» Material provided:
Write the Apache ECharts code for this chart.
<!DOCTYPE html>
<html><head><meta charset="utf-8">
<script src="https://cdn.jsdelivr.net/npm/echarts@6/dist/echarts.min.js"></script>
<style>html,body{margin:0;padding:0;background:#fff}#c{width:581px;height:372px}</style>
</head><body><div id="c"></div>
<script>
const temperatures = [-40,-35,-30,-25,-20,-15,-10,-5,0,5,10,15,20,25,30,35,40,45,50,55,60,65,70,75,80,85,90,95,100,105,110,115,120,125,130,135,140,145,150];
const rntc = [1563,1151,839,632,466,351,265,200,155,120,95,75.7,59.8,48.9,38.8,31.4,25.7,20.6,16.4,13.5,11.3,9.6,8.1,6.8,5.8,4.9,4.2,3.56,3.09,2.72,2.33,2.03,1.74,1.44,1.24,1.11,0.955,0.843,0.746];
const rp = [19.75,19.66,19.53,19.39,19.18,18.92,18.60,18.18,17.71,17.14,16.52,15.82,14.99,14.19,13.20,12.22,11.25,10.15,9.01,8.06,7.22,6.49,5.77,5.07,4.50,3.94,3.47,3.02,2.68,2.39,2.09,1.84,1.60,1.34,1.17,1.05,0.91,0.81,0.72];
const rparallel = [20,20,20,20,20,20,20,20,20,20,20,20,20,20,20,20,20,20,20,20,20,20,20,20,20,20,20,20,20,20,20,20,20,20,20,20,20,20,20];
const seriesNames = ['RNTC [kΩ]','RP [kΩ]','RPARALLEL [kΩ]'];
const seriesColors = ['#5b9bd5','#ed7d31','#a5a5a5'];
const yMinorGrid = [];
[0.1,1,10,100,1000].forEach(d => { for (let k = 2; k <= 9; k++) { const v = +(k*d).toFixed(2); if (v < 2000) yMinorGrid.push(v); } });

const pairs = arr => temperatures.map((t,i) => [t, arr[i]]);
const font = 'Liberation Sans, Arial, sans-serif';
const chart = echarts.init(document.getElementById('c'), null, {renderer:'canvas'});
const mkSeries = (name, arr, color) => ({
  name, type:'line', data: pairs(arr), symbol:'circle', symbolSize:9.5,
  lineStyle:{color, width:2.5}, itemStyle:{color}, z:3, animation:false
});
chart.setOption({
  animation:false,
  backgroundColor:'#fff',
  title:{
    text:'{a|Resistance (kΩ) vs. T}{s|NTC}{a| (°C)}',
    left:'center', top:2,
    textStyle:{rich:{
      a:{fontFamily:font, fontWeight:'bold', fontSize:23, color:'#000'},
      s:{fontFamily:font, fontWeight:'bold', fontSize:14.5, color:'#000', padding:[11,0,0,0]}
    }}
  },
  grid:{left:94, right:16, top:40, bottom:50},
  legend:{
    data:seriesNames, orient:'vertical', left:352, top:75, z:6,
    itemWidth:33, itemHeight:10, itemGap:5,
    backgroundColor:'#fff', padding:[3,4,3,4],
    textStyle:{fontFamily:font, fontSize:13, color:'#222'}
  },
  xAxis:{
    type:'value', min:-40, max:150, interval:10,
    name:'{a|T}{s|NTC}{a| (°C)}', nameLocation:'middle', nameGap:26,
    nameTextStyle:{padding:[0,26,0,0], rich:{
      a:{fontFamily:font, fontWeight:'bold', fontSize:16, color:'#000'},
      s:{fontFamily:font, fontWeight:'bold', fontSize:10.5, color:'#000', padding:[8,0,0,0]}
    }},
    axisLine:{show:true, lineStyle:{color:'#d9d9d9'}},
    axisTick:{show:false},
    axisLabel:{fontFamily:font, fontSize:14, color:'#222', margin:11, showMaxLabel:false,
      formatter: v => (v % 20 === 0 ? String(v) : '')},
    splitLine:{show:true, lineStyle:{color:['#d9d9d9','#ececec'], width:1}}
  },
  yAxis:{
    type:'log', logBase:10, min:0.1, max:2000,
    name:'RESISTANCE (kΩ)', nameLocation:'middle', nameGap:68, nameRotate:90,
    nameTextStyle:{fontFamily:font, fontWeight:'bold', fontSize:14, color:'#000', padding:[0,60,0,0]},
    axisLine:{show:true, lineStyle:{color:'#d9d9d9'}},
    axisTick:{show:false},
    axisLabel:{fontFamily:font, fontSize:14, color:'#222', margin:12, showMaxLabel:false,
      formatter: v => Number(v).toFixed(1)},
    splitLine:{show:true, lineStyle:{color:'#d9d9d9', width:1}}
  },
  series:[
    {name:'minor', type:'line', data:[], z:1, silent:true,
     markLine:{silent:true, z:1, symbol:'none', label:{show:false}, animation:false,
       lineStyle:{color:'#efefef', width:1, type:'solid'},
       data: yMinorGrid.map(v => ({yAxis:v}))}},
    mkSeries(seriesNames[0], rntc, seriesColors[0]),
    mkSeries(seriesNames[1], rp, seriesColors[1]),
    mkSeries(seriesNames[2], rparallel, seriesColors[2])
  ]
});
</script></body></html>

» Task brief:
Exactly repeat the lines running from the top of the listing to the line bearing "v = +(k*d).toFixed(2);", both of those lines included, and only them.

» Solution to this exercise:
Write the Apache ECharts code for this chart.
<!DOCTYPE html>
<html><head><meta charset="utf-8">
<script src="https://cdn.jsdelivr.net/npm/echarts@6/dist/echarts.min.js"></script>
<style>html,body{margin:0;padding:0;background:#fff}#c{width:581px;height:372px}</style>
</head><body><div id="c"></div>
<script>
const temperatures = [-40,-35,-30,-25,-20,-15,-10,-5,0,5,10,15,20,25,30,35,40,45,50,55,60,65,70,75,80,85,90,95,100,105,110,115,120,125,130,135,140,145,150];
const rntc = [1563,1151,839,632,466,351,265,200,155,120,95,75.7,59.8,48.9,38.8,31.4,25.7,20.6,16.4,13.5,11.3,9.6,8.1,6.8,5.8,4.9,4.2,3.56,3.09,2.72,2.33,2.03,1.74,1.44,1.24,1.11,0.955,0.843,0.746];
const rp = [19.75,19.66,19.53,19.39,19.18,18.92,18.60,18.18,17.71,17.14,16.52,15.82,14.99,14.19,13.20,12.22,11.25,10.15,9.01,8.06,7.22,6.49,5.77,5.07,4.50,3.94,3.47,3.02,2.68,2.39,2.09,1.84,1.60,1.34,1.17,1.05,0.91,0.81,0.72];
const rparallel = [20,20,20,20,20,20,20,20,20,20,20,20,20,20,20,20,20,20,20,20,20,20,20,20,20,20,20,20,20,20,20,20,20,20,20,20,20,20,20];
const seriesNames = ['RNTC [kΩ]','RP [kΩ]','RPARALLEL [kΩ]'];
const seriesColors = ['#5b9bd5','#ed7d31','#a5a5a5'];
const yMinorGrid = [];
[0.1,1,10,100,1000].forEach(d => { for (let k = 2; k <= 9; k++) { const v = +(k*d).toFixed(2); if (v < 2000) yMinorGrid.push(v); } });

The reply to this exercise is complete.